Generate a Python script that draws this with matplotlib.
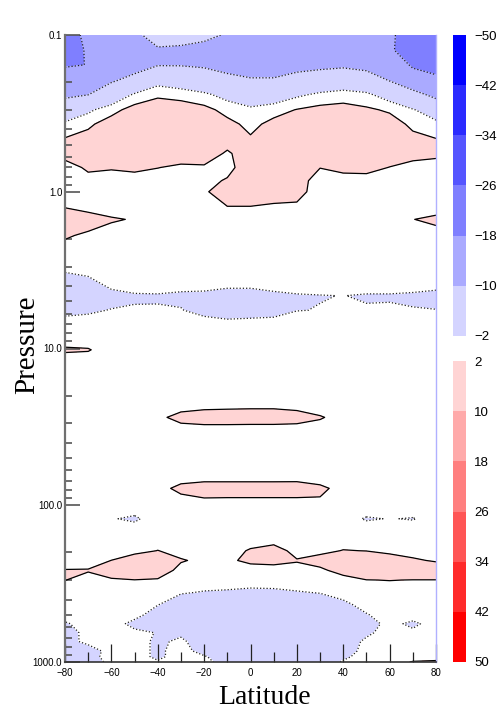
import matplotlib
matplotlib.use("Agg")
import matplotlib.pyplot as plt
import numpy as np
from matplotlib.ticker import FixedLocator, NullFormatter

# latitude columns and pressure rows (hPa) of the field
lat = [-80, -70, -60, -50, -40, -30, -20, -10, 0, 10, 20, 30, 40, 50, 60, 70, 80]
pressure = [0.1, 0.125, 0.155, 0.195, 0.24, 0.3, 0.37, 0.46, 0.57, 0.7, 0.85, 1.0,
            1.25, 1.5, 1.9, 2.4, 3.0, 3.7, 4.6, 5.7, 7.0, 8.5, 10.2, 12,
            24, 27.5, 32, 55, 68, 78, 90, 105, 122, 140, 165, 195, 225, 260,
            300, 360, 430, 500, 570, 650, 740, 850, 925, 1000]

# field values, one row per pressure level
field = [
    [-22, -15.9, -15, -11, -8, -8, -9, -10.4, -14, -14, -15, -15, -15, -15.5, -17, -21, -22],
    [-20.2, -17.5, -13.5, -12.5, -10.6, -11, -11.5, -12.5, -13.4, -13.4, -14, -14, -14, -14.5, -17.2, -21, -21],
    [-18.5, -17.9, -12.1, -12, -10.3, -10.3, -10.8, -12, -12.2, -12.2, -12, -11.5, -11, -11.8, -13, -19, -20],
    [-14.9, -13.9, -10.6, -8.3, -3.8, -4.9, -6.2, -8.2, -9.5, -9.5, -7.5, -6.2, -5.4, -6.7, -10.2, -13.8, -16.7],
    [-11.2, -10.1, -6.2, -1.4, 1.2, 0.2, -1.2, -3.5, -5, -5, -2.8, -1.2, -0.3, -1.1, -4.4, -8, -11.6],
    [-5.8, -2.9, 0.33, 4, 5, 5, 3.5, 0.4, -1.2, 0.2, 2.2, 3.5, 4, 2.8, 1.3, -1.65, -5.1],
    [-1.2, 1.0, 4.5, 5, 5, 5, 5, 3.5, 0.6, 3.5, 4.5, 5, 5, 5, 4.5, 0.8, -0.7],
    [2.3, 4, 5, 5, 5, 5, 5, 3.5, 2.6, 5, 5, 5, 5, 5, 5, 3.5, 2.1],
    [4.1, 5, 5, 5, 5, 4, 4, 1.5, 4, 5, 5, 4, 5, 5, 4, 3.5, 3],
    [-0.5, 3, 2.4, 3, 2.1, 1.3, 1.5, 0.5, 5, 5, 5, 2.1, 3, 3.2, 1.9, 0.5, 0],
    [0, 0, 0, 0, 0, 0, 0.5, 2.5, 5, 4.5, 4, 0, 0.5, 0.5, 0, 0, 0],
    [0, 0, 0, 0, 0, 0, 1.5, 4, 4, 3.5, 3.5, 0, 0, 0, 0, 0, 0],
    [1.8, 0.5, 0, 0, 0, 0, 0, 1.9, 1.9, 1.5, 1.2, 0, 0, 0, 0, 0, 0],
    [5, 4.2, 2.48, 1.68, 0, 0, 0, 0, 0, 0, 0, 0, 0, 0, 0, 1.9, 3.1],
    [2.6, 1.15, 0, 0, 0, 0, 0, 0, 0, 0, 0, 0, 0, 0, 0, 0, 0],
    [0, 0, 0, 0, 0, 0, 0, 0, 0, 0, 0, 0, 0, 0, 0, 0, 0],
    [-0.5, 0, 0, 0, 0, 0, 0, 0, 0, 0, 0, 0, 0, 0, 0, 0, 0],
    [-4.4, -3.0, 0, 0, 0, 0, 0, 0, 0, 0, 0, 0, 0, 0, 0, 0, 0],
    [-5, -5, -3.65, -2.4, -2.3, -2.8, -3, -4.2, -4.2, -2.9, -2.3, -2.1, -1.95, -2.3, -2.3, -2.6, -3.3],
    [-3.35, -2.7, -1.8, -1.7, -1.75, -1.8, -3.4, -5.2, -4.4, -3.8, -2.1, -1.9, -1.7, -1.7, -1.6, -1.8, -1.9],
    [0, 0, 0, 0, 0, 0, 0, 0, 0, 0, 0, 0, 0, 0, 0, 0, 0],
    [0, 0, 0, 0, 0, 0, 0, 0, 0, 0, 0, 0, 0, 0, 0, 0, 0],
    [2.6, 2.3, 0, 0, 0, 0, 0, 0, 0, 0, 0, 0, 0, 0, 0, 0, 0],
    [0, 0, 0, 0, 0, 0, 0, 0, 0, 0, 0, 0, 0, 0, 0, 0, 0],
    [0, 0, 0, 0, 0, 0, 1.2, 1.5, 1.7, 1.7, 1, 0, 0, 0, 0, 0, 0],
    [0, 0, 0, 0, 0, 5, 6, 6, 6, 6, 5, 2.5, 0, 0, 0, 0, 0],
    [0, 0, 0, 0, 0, -0.5, 0.2, 0.2, 0, 0, 0, 0, 0, 0, 0, 0, 0],
    [0, 0, 0, 0, 0, 0, 0, 0, 0, 0, 0, 0, 0, 0, 0, 0, 0],
    [0, 0, 0, 0, 0, 0, 0.4, 0.4, 0.4, 0.4, 0.5, 0, 0, 0, 0, 0, 0],
    [0, 0, 0, 0, -0.5, 4, 6, 6, 6, 6, 6, 3.3, 0, 0, 0, 0, 0],
    [0, 0, 0, 0, 0, 0.5, 1.95, 1.8, 1.8, 1.8, 1.8, 1.8, 0, 0, 0, 0, 0],
    [0, 0, 0, 0, 0, 0, 0, 0, 0, 0, 0, 0, 0, 0, 0, 0, 0],
    [0, 0, -1.6, -3, 1, 0, 0, 0, 0, 0, 0, 0, 0, -2.5, -1.8, -2.3, 0],
    [0, 0, 0, 0, 0, 0, 0, 0, 0, 0, 0, 0, 0, 0, 0, 0, 0],
    [0, 0, 0, 0, 0, 0, 0, 0, 0, 0.3, 0, 0, 0, 0, 0, 0, 0],
    [0, 0, 0, 0.5, 2.1, 0.5, 0, 0, 2.5, 4, 0.5, 0.8, 2.2, 1.9, 0.5, 0, 0],
    [0, 0, 2.05, 5, 5, 2.4, 1.0, 1.2, 3, 3.5, 2.3, 4, 5, 5.5, 5.3, 2.8, 1.4],
    [2.2, 2.3, 5, 6, 5, 0.5, 0, 0, 0, 0, 0.5, 1, 4, 6, 6, 6, 6],
    [2.1, 0.5, 1.3, 1.9, 1.5, 0, 0, 0, 0, 0, 0, 0, 0, 1.9, 2.1, 1.9, 1.9],
    [0, 0, 0, 0, 0, -1.6, -2.3, -2.6, -3.2, -3, -2.3, -1.8, -0.5, 0, 0, 0, 0],
    [0, 0, 0, 0, -1.8, -5, -5, -5, -5, -5, -5, -5, -3, -0.5, 0, 0, 0],
    [0, 0, 0, 0, -5, -5, -5, -5, -5, -5, -5, -5, -5, -2.3, 0, 0, 0],
    [-2.6, 0, 1, -4, -5, -5, -5, -5, -5, -5, -5, -5, -5, -4, -0.67, -3, 0],
    [-5, 0, 0, -0.5, -2.3, -3, -5, -5, -5, -5, -5, -5, -5, -3, 0, -1, 0],
    [-5, 0, 0, 0, -3, -1, -5, -5, -5, -5, -5, -5, -5, -1, 0, 0, 0],
    [-5, -6, 1, 0, -3, 0, -4, -5, -5, -5, -5, -5, -5, 0, 0, 0, 0],
    [-5, -4, 0, 0, -3, 0, -1.5, -5, -5, -5, -5, -5, -3, 0, 0, 0, 0.5],
    [-5, -4, -1, 0, -1.5, 0, 0, -5, -5, -5, -5, -5, -1.5, 0, 0, 2.3, 2.6],
]

levels = [-50, -42, -34, -26, -18, -10, -2, 2, 10, 18, 26, 34, 42, 50]
fill_colors = ["#0000ff", "#2a2aff", "#5555ff", "#7f7fff", "#aaaaff", "#d4d4ff", "#ffffff",
               "#ffd4d4", "#ffaaaa", "#ff7f7f", "#ff5555", "#ff2a2a", "#ff0000"]

p_ticks = [0.1, 1, 10, 100, 1000]
p_labels = ["0.1", "1.0", "10.0", "100.0", "1000.0"]
lat_ticks = [-80, -60, -40, -20, 0, 20, 40, 60, 80]

Z = np.array(field)

fig = plt.figure(figsize=(5.04, 7.12), dpi=100)
ax = fig.add_axes([65 / 504, 50 / 712, 371 / 504, 627 / 712])

cf = ax.contourf(lat, pressure, Z, levels=levels, colors=fill_colors)
neg = [l for l in levels if l < 0]
pos = [l for l in levels if l > 0]
ax.contour(lat, pressure, Z, levels=neg, colors="#222222",
           linewidths=0.9, linestyles=[(0, (1, 1.6))])
ax.contour(lat, pressure, Z, levels=pos, colors="black",
           linewidths=0.9, linestyles="solid")

ax.set_yscale("log")
ax.set_ylim(1000, 0.1)
ax.set_xlim(-80, 80)

ax.yaxis.set_major_locator(FixedLocator(p_ticks))
ax.set_yticklabels(p_labels)
minor_p = [m * 10.0 ** e for e in range(-1, 3) for m in range(2, 10)]
ax.yaxis.set_minor_locator(FixedLocator(minor_p))
ax.yaxis.set_minor_formatter(NullFormatter())
ax.xaxis.set_major_locator(FixedLocator(lat_ticks))
ax.xaxis.set_minor_locator(FixedLocator(list(range(-70, 80, 20))))

for lab in ax.get_xticklabels() + ax.get_yticklabels():
    lab.set_fontfamily("Liberation Sans")
    lab.set_fontsize(7)

ax.tick_params(axis="y", which="major", direction="in", length=11, width=1.2,
               color="#555555", pad=2, right=False)
ax.tick_params(axis="y", which="minor", direction="in", length=5, width=1.2,
               color="#555555", right=False)
ax.tick_params(axis="x", which="major", direction="in", length=13, width=0.9,
               color="#222222", pad=4, top=False)
ax.tick_params(axis="x", which="minor", direction="in", length=7, width=0.9,
               color="#222222", top=False)

ax.spines["top"].set_visible(False)
ax.spines["right"].set_color("#b0b0ff")
ax.spines["right"].set_linewidth(1.0)
ax.spines["left"].set_color("#707070")
ax.spines["left"].set_linewidth(1.6)
ax.spines["bottom"].set_color("#333333")
ax.spines["bottom"].set_linewidth(1.2)

fig.text(27 / 504, 1 - 345 / 712, "Pressure", rotation=90, ha="center", va="center",
         fontsize=21, family="Liberation Serif")
fig.text(265 / 504, 1 - 704 / 712, "Latitude", ha="center", va="baseline",
         fontsize=20, family="Liberation Serif")

cax = fig.add_axes([453 / 504, 50 / 712, 13 / 504, 627 / 712])
cb = fig.colorbar(cf, cax=cax, spacing="proportional", ticks=levels)
cax.invert_yaxis()
cb.outline.set_visible(False)
cax.tick_params(length=0, pad=6)
for lab in cax.get_yticklabels():
    lab.set_fontfamily("Liberation Sans")
    lab.set_fontsize(9.5)

fig.savefig("out.png", dpi=100)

===============

What needs to be done.
Repeat exactly and only the lines from the start of the data above through the line that holds "300, 360, 430, 500, 570, 650, 740, 850, 925, 1000]", inclusive. Pictures do not belong in the copy.

Exercise output.
Generate a Python script that draws this with matplotlib.
import matplotlib
matplotlib.use("Agg")
import matplotlib.pyplot as plt
import numpy as np
from matplotlib.ticker import FixedLocator, NullFormatter

# latitude columns and pressure rows (hPa) of the field
lat = [-80, -70, -60, -50, -40, -30, -20, -10, 0, 10, 20, 30, 40, 50, 60, 70, 80]
pressure = [0.1, 0.125, 0.155, 0.195, 0.24, 0.3, 0.37, 0.46, 0.57, 0.7, 0.85, 1.0,
            1.25, 1.5, 1.9, 2.4, 3.0, 3.7, 4.6, 5.7, 7.0, 8.5, 10.2, 12,
            24, 27.5, 32, 55, 68, 78, 90, 105, 122, 140, 165, 195, 225, 260,
            300, 360, 430, 500, 570, 650, 740, 850, 925, 1000]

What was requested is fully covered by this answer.